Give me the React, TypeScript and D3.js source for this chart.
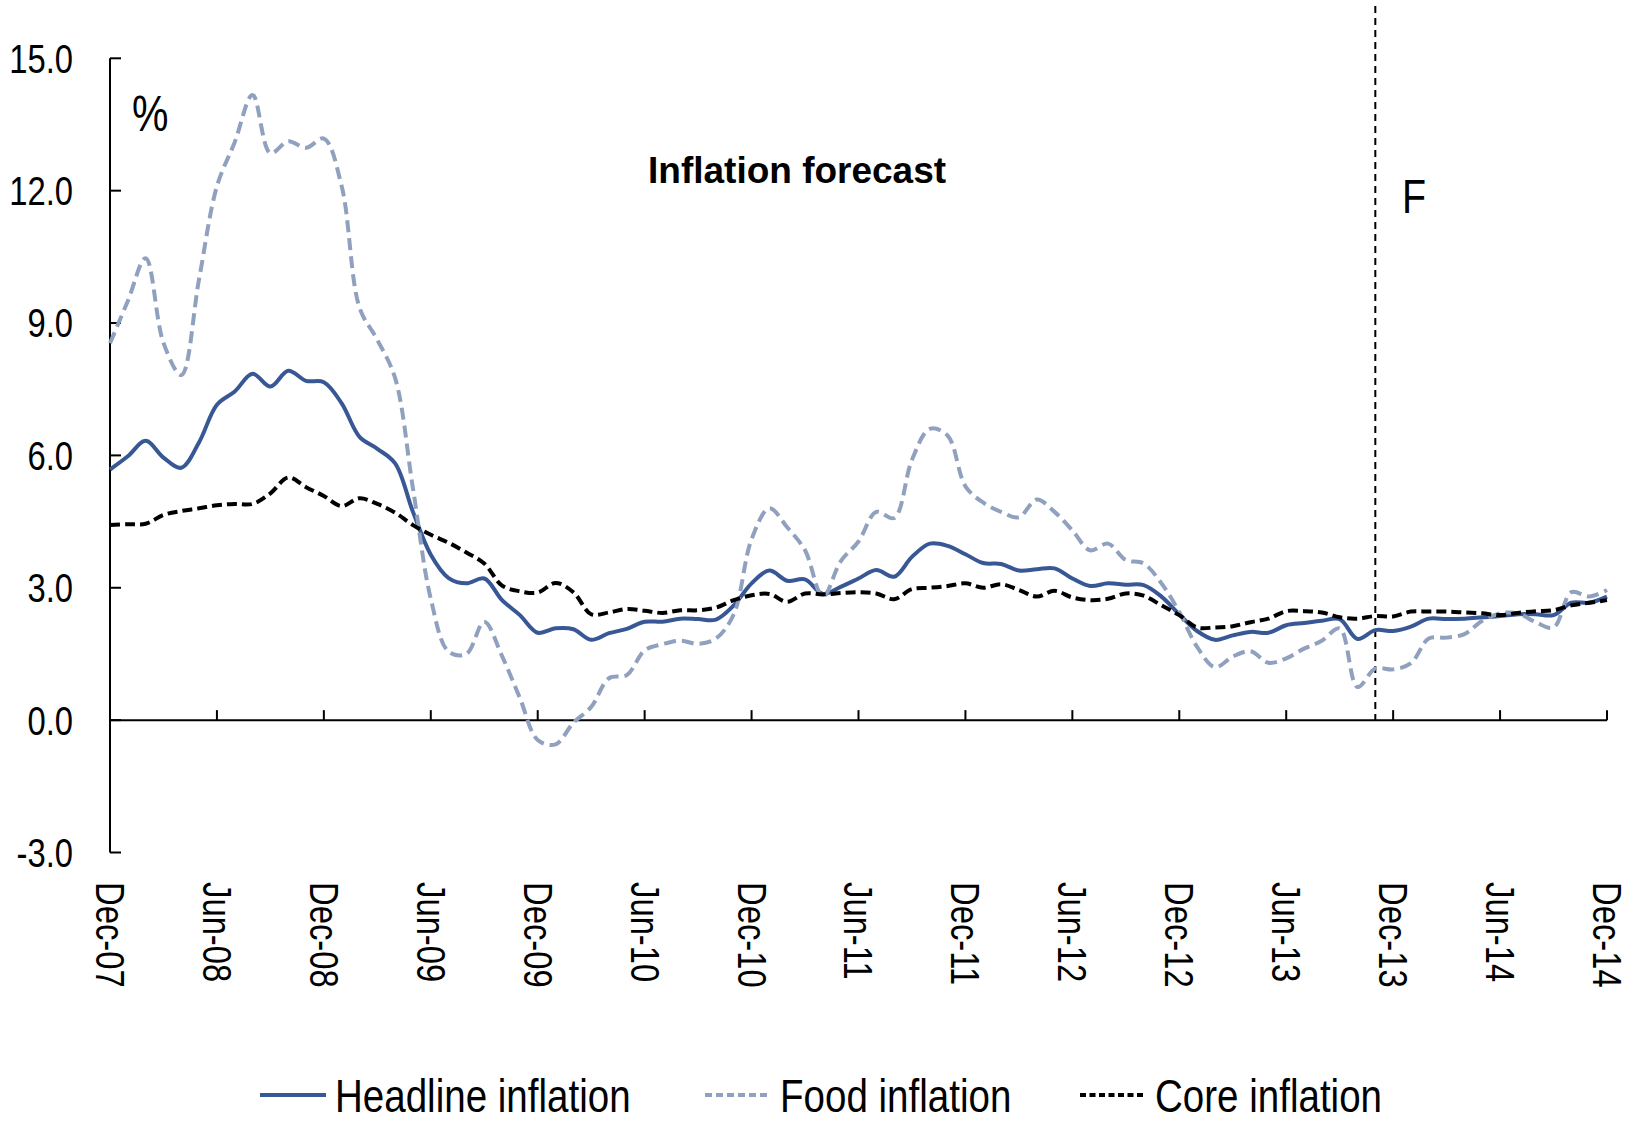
import React from "react";
import * as d3 from "d3";

// Monthly series, Dec-07 (index 0) to Dec-14 (index 84), year-on-year %
const headline = [
  5.68, 5.98, 6.33, 5.95, 5.72, 6.3, 7.15, 7.45, 7.85, 7.56, 7.92, 7.69, 7.66,
  7.18, 6.42, 6.15, 5.82, 4.72, 3.75, 3.22, 3.1, 3.21, 2.72, 2.38, 1.98, 2.08,
  2.06, 1.82, 1.97, 2.07, 2.23, 2.23, 2.3, 2.29, 2.28, 2.6, 3.1, 3.39, 3.16,
  3.19, 2.86, 3.02, 3.21, 3.4, 3.25, 3.7, 4.0, 3.95, 3.76, 3.56, 3.54, 3.39,
  3.42, 3.44, 3.21, 3.04, 3.1, 3.07, 3.06, 2.8, 2.4, 2.02, 1.82, 1.92, 2.0,
  1.98, 2.15, 2.2, 2.25, 2.29, 1.84, 2.04, 2.02, 2.12, 2.3, 2.29, 2.3, 2.33,
  2.36, 2.4, 2.4, 2.38, 2.66, 2.66, 2.8,
];

const food = [
  8.54, 9.5, 10.47, 8.55, 7.82, 10.0, 12.1, 13.1, 14.17, 12.85, 13.12, 12.97,
  13.18, 12.1, 9.35, 8.62, 7.75, 5.25, 2.75, 1.55, 1.5, 2.23, 1.45, 0.5, -0.45,
  -0.55, -0.06, 0.3, 0.95, 1.02, 1.58, 1.72, 1.8, 1.73, 1.85, 2.4, 4.1, 4.8,
  4.37, 3.85, 2.8, 3.6, 4.05, 4.72, 4.58, 5.9, 6.6, 6.45, 5.3, 4.93, 4.72, 4.6,
  5.0, 4.72, 4.3, 3.85, 4.0, 3.63, 3.55, 3.1, 2.45, 1.66, 1.2, 1.44, 1.56, 1.3,
  1.4, 1.62, 1.8, 2.08, 0.75, 1.17, 1.15, 1.29, 1.85, 1.87, 1.95, 2.25, 2.42,
  2.42, 2.22, 2.1, 2.9, 2.8, 2.95,
];

const core = [
  4.42, 4.44, 4.45, 4.65, 4.74, 4.8, 4.87, 4.9, 4.9, 5.14, 5.5, 5.28, 5.08,
  4.85, 5.03, 4.9, 4.7, 4.42, 4.2, 4.02, 3.8, 3.55, 3.05, 2.92, 2.89, 3.11, 2.9,
  2.4, 2.44, 2.52, 2.48, 2.43, 2.49, 2.49, 2.55, 2.72, 2.83, 2.86, 2.68, 2.87,
  2.85, 2.88, 2.9, 2.87, 2.74, 2.97, 3.0, 3.04, 3.1, 3.0, 3.08, 2.95, 2.8, 2.93,
  2.78, 2.72, 2.75, 2.87, 2.82, 2.6, 2.38, 2.1, 2.1, 2.13, 2.22, 2.3, 2.47,
  2.47, 2.44, 2.33, 2.3, 2.36, 2.35, 2.46, 2.46, 2.46, 2.44, 2.42, 2.38, 2.43,
  2.47, 2.49, 2.6, 2.66, 2.72,
];

const tickLabels = [
  "Dec-07", "Jun-08", "Dec-08", "Jun-09", "Dec-09", "Jun-10", "Dec-10",
  "Jun-11", "Dec-11", "Jun-12", "Dec-12", "Jun-13", "Dec-13", "Jun-14", "Dec-14",
];
const yTicks = [-3, 0, 3, 6, 9, 12, 15];
const forecastStart = 71; // Nov-13

const SANS = "'Liberation Sans', Arial, sans-serif";
// condensed look: regular sans squeezed horizontally
const NARROW_SCALE = 0.82;

const HEAD_COLOR = "#385895";
const FOOD_COLOR = "#8fa1be";
const CORE_COLOR = "#000000";

type NarrowProps = {
  x: number;
  y: number;
  size: number;
  anchor?: "start" | "middle" | "end";
  rotate?: number;
  dy?: string;
  children: React.ReactNode;
};

function NarrowText({ x, y, size, anchor = "start", rotate = 0, dy, children }: NarrowProps) {
  return (
    <text
      transform={`translate(${x},${y}) rotate(${rotate}) scale(${NARROW_SCALE},1)`}
      dy={dy}
      textAnchor={anchor}
      fontFamily={SANS}
      fontSize={size}
      fill="#000"
    >
      {children}
    </text>
  );
}

export default function App() {
  const W = 1635;
  const H = 1124;
  const x = d3.scaleLinear().domain([0, 84]).range([110, 1607]);
  const y = d3.scaleLinear().domain([-3, 15]).range([852.5, 58.3]);

  const line = d3
    .line<number>()
    .x((_, i) => x(i))
    .y((d) => y(d))
    .curve(d3.curveCatmullRom.alpha(0.5));

  const series = [
    { name: "Headline inflation", data: headline, color: HEAD_COLOR, dash: null, legendDash: null, lx: 260 },
    { name: "Food inflation", data: food, color: FOOD_COLOR, dash: "12,6", legendDash: "7,4", lx: 705 },
    { name: "Core inflation", data: core, color: CORE_COLOR, dash: "10,5", legendDash: "6,3.5", lx: 1080 },
  ];

  const y0 = y(0);
  const legendY = 1095;

  return (
    <svg
      width={W}
      height={H}
      viewBox={`0 0 ${W} ${H}`}
      style={{ position: "absolute", left: 0, top: 0, background: "#fff" }}
    >
      <rect width={W} height={H} fill="#fff" />

      {/* y axis */}
      <line x1={x(0)} x2={x(0)} y1={y(15)} y2={y(-3)} stroke="#000" strokeWidth={2} />
      {yTicks.map((t) => (
        <g key={t}>
          <line x1={x(0)} x2={x(0) + 11} y1={y(t)} y2={y(t)} stroke="#000" strokeWidth={2} />
          <NarrowText x={73} y={y(t)} size={40} anchor="end" dy="0.36em">
            {t.toFixed(1)}
          </NarrowText>
        </g>
      ))}

      {/* x axis on zero line */}
      <line x1={x(0)} x2={x(84)} y1={y0} y2={y0} stroke="#000" strokeWidth={2} />
      {tickLabels.map((lab, i) => {
        const tx = x(i * 6);
        return (
          <g key={lab}>
            <line x1={tx} x2={tx} y1={y0} y2={y0 - 10} stroke="#000" strokeWidth={2} />
            <NarrowText x={tx} y={882} size={40} rotate={90} dy="0.35em">
              {lab}
            </NarrowText>
          </g>
        );
      })}

      {/* forecast divider */}
      <line
        x1={x(forecastStart)}
        x2={x(forecastStart)}
        y1={6}
        y2={y0}
        stroke="#000"
        strokeWidth={2}
        strokeDasharray="7,5"
      />

      {/* series */}
      {series.map((s) => (
        <path
          key={s.name}
          d={line(s.data) || ""}
          fill="none"
          stroke={s.color}
          strokeWidth={4}
          strokeDasharray={s.dash || undefined}
          strokeLinejoin="round"
        />
      ))}

      {/* annotations */}
      <NarrowText x={132} y={131} size={50}>%</NarrowText>
      <text x={648} y={183} fontFamily={SANS} fontWeight="bold" fontSize={37} fill="#000">
        Inflation forecast
      </text>
      <NarrowText x={1402} y={213} size={48}>F</NarrowText>

      {/* legend */}
      {series.map((s) => (
        <g key={"lg" + s.name}>
          <line
            x1={s.lx}
            x2={s.lx + 66}
            y1={legendY}
            y2={legendY}
            stroke={s.color}
            strokeWidth={4}
            strokeDasharray={s.legendDash || undefined}
          />
          <NarrowText x={s.lx + 75} y={legendY + 17} size={47}>
            {s.name}
          </NarrowText>
        </g>
      ))}
    </svg>
  );
}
◆ ◆ ◆ ◆ ◆
Pick out and copy every line that contains the word "React".

• [Solution to the problem]:
Give me the React, TypeScript and D3.js source for this chart.
import React from "react";
  children: React.ReactNode;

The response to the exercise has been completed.